Reproduce the listing below exactly, minus its pictures.

----------

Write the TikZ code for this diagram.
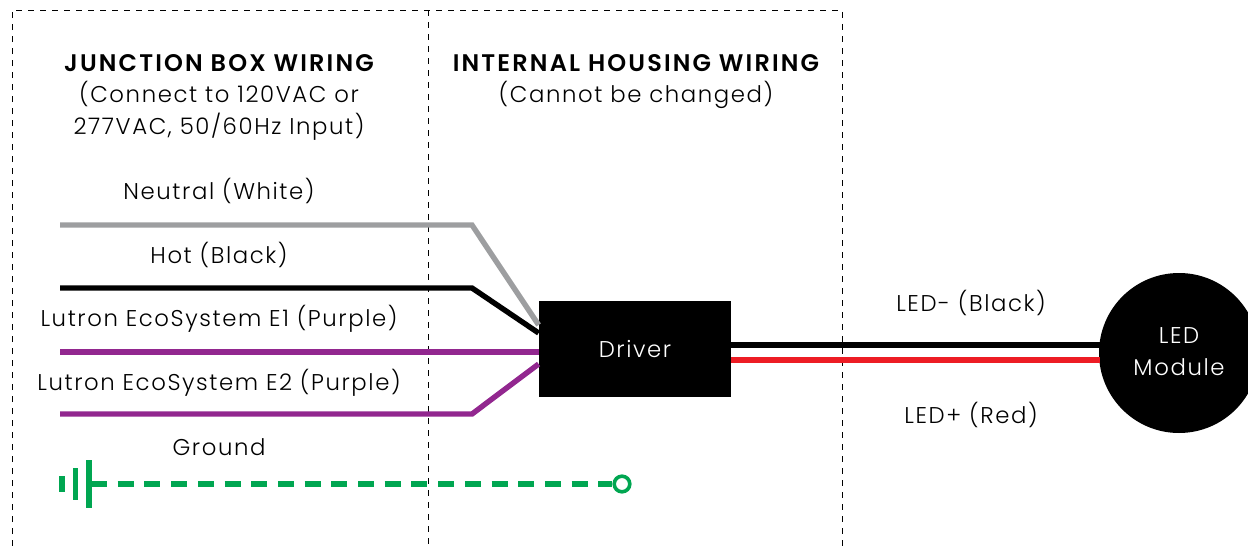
\documentclass[tikz,border=0pt]{standalone}
\usepackage{fontspec}
\setmainfont{Poppins Light}[LetterSpace=7,BoldFont={Poppins SemiBold},BoldFeatures={LetterSpace=9}]
\usepackage{tikz}
\definecolor{wiregray}{HTML}{9D9EA0}
\definecolor{wirepurple}{HTML}{92278F}
\definecolor{wirered}{HTML}{ED1C24}
\definecolor{wiregreen}{HTML}{00A651}
\tikzset{
    lbl/.style={text=black, font=\fontsize{11.4}{16}\selectfont, align=center, inner sep=0pt},
    head/.style={lbl, font=\fontsize{12}{16}\selectfont\bfseries},
    zone/.style={line width=0.5pt, dash pattern=on 3pt off 3pt},
    wire/.style={line width=2.7pt, line join=miter},
    gndbar/.style={wiregreen, line width=2.6pt}
}

\begin{document}
\begin{tikzpicture}[x=0.5pt, y=-0.5pt]
\useasboundingbox (0,0) rectangle (1248,546);

\coordinate (zl) at (12,546);
\coordinate (zt) at (12,10);
\coordinate (zr) at (842,10);
\coordinate (ze) at (842,546);
\coordinate (mt) at (428,10);
\coordinate (mb) at (428,546);
\draw[zone] (zl)--(zt)--(zr)--(ze);
\draw[zone] (mt)--(mb);

\node[fill=black, rectangle, minimum width=96pt, minimum height=48pt, inner sep=0pt,
    text=white, font=\fontsize{11.4}{16}\selectfont] (driver) at (635,349) {\raisebox{-1pt}{Driver}};
\node[fill=black, circle, minimum size=80pt, inner sep=0pt, align=center,
    text=white, font=\fontsize{11.4}{16}\selectfont] (module) at (1179,353) {\raisebox{1pt}{LED}\\\raisebox{1pt}{Module}};
\node[draw=wiregreen, circle, fill=white, line width=1.8pt, minimum size=7.8pt, inner sep=0pt] (gnd) at (622,484) {};

\coordinate (n0) at (60,225);
\coordinate (n1) at (472,225);
\coordinate (h0) at (60,288);
\coordinate (h1) at (472,288);
\coordinate (e0) at (60,352);
\coordinate (f0) at (60,414);
\coordinate (f1) at (472,414);
\draw[wire, wiregray] (n0)--(n1)--([yshift=12pt]driver.west);
\draw[wire, black] (h0)--(h1)--([yshift=8pt]driver.west);
\draw[wire, wirepurple] (e0)--(e0 -| driver.west);
\draw[wire, wirepurple] (f0)--(f1)--([yshift=-7.5pt]driver.west);

\coordinate (b0) at (731,345);
\coordinate (b1) at (1100,345);
\coordinate (r0) at (731,360);
\coordinate (r1) at (1100,360);
\draw[wire, black] (b0)--(b1);
\draw[wire, wirered] (r0)--(r1);

\coordinate (g1) at (62,476);
\coordinate (g2) at (62,492);
\coordinate (g3) at (75.5,468);
\coordinate (g4) at (75.5,500);
\coordinate (g5) at (89,460);
\coordinate (g6) at (89,508);
\coordinate (g7) at (89,484);
\coordinate (g8) at (91,484);
\draw[gndbar] (g1)--(g2);
\draw[gndbar] (g3)--(g4);
\draw[gndbar] (g5)--(g6);
\draw[gndbar, dash pattern=on 8pt off 5.35pt] (g8)--(gnd.west);
\draw[gndbar] (g7)--(g8);

\node[head] (junction) at (219,63) {JUNCTION BOX WIRING};
\node[lbl] (input) at (219,111) {(Connect to 120VAC or\\277VAC, 50/60Hz Input)};
\node[head] (housing) at (636,63) {INTERNAL HOUSING WIRING};
\node[lbl] (fixed) at (636,95) {(Cannot be changed)};
\node[lbl] (neutral) at (219,191) {Neutral (White)};
\node[lbl] (hot) at (219,255) {Hot (Black)};
\node[lbl] (lute) at (219,319) {Lutron EcoSystem E1 (Purple)};
\node[lbl] (lutf) at (219,383) {Lutron EcoSystem E2 (Purple)};
\node[lbl] (ground) at (219,447) {Ground};
\node[lbl] (ledm) at (971,303) {LED- (Black)};
\node[lbl] (ledp) at (971,415) {LED+ (Red)};
\end{tikzpicture}
\end{document}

----------

— CORRECT RESPONSE —
Write the TikZ code for this diagram.
\documentclass[tikz,border=0pt]{standalone}
\usepackage{fontspec}
\setmainfont{Poppins Light}[LetterSpace=7,BoldFont={Poppins SemiBold},BoldFeatures={LetterSpace=9}]
\usepackage{tikz}
\definecolor{wiregray}{HTML}{9D9EA0}
\definecolor{wirepurple}{HTML}{92278F}
\definecolor{wirered}{HTML}{ED1C24}
\definecolor{wiregreen}{HTML}{00A651}
\tikzset{
    lbl/.style={text=black, font=\fontsize{11.4}{16}\selectfont, align=center, inner sep=0pt},
    head/.style={lbl, font=\fontsize{12}{16}\selectfont\bfseries},
    zone/.style={line width=0.5pt, dash pattern=on 3pt off 3pt},
    wire/.style={line width=2.7pt, line join=miter},
    gndbar/.style={wiregreen, line width=2.6pt}
}

\begin{document}
\begin{tikzpicture}[x=0.5pt, y=-0.5pt]
\useasboundingbox (0,0) rectangle (1248,546);

\coordinate (zl) at (12,546);
\coordinate (zt) at (12,10);
\coordinate (zr) at (842,10);
\coordinate (ze) at (842,546);
\coordinate (mt) at (428,10);
\coordinate (mb) at (428,546);
\draw[zone] (zl)--(zt)--(zr)--(ze);
\draw[zone] (mt)--(mb);

\node[fill=black, rectangle, minimum width=96pt, minimum height=48pt, inner sep=0pt,
    text=white, font=\fontsize{11.4}{16}\selectfont] (driver) at (635,349) {\raisebox{-1pt}{Driver}};
\node[fill=black, circle, minimum size=80pt, inner sep=0pt, align=center,
    text=white, font=\fontsize{11.4}{16}\selectfont] (module) at (1179,353) {\raisebox{1pt}{LED}\\\raisebox{1pt}{Module}};
\node[draw=wiregreen, circle, fill=white, line width=1.8pt, minimum size=7.8pt, inner sep=0pt] (gnd) at (622,484) {};

\coordinate (n0) at (60,225);
\coordinate (n1) at (472,225);
\coordinate (h0) at (60,288);
\coordinate (h1) at (472,288);
\coordinate (e0) at (60,352);
\coordinate (f0) at (60,414);
\coordinate (f1) at (472,414);
\draw[wire, wiregray] (n0)--(n1)--([yshift=12pt]driver.west);
\draw[wire, black] (h0)--(h1)--([yshift=8pt]driver.west);
\draw[wire, wirepurple] (e0)--(e0 -| driver.west);
\draw[wire, wirepurple] (f0)--(f1)--([yshift=-7.5pt]driver.west);

\coordinate (b0) at (731,345);
\coordinate (b1) at (1100,345);
\coordinate (r0) at (731,360);
\coordinate (r1) at (1100,360);
\draw[wire, black] (b0)--(b1);
\draw[wire, wirered] (r0)--(r1);

\coordinate (g1) at (62,476);
\coordinate (g2) at (62,492);
\coordinate (g3) at (75.5,468);
\coordinate (g4) at (75.5,500);
\coordinate (g5) at (89,460);
\coordinate (g6) at (89,508);
\coordinate (g7) at (89,484);
\coordinate (g8) at (91,484);
\draw[gndbar] (g1)--(g2);
\draw[gndbar] (g3)--(g4);
\draw[gndbar] (g5)--(g6);
\draw[gndbar, dash pattern=on 8pt off 5.35pt] (g8)--(gnd.west);
\draw[gndbar] (g7)--(g8);

\node[head] (junction) at (219,63) {JUNCTION BOX WIRING};
\node[lbl] (input) at (219,111) {(Connect to 120VAC or\\277VAC, 50/60Hz Input)};
\node[head] (housing) at (636,63) {INTERNAL HOUSING WIRING};
\node[lbl] (fixed) at (636,95) {(Cannot be changed)};
\node[lbl] (neutral) at (219,191) {Neutral (White)};
\node[lbl] (hot) at (219,255) {Hot (Black)};
\node[lbl] (lute) at (219,319) {Lutron EcoSystem E1 (Purple)};
\node[lbl] (lutf) at (219,383) {Lutron EcoSystem E2 (Purple)};
\node[lbl] (ground) at (219,447) {Ground};
\node[lbl] (ledm) at (971,303) {LED- (Black)};
\node[lbl] (ledp) at (971,415) {LED+ (Red)};
\end{tikzpicture}
\end{document}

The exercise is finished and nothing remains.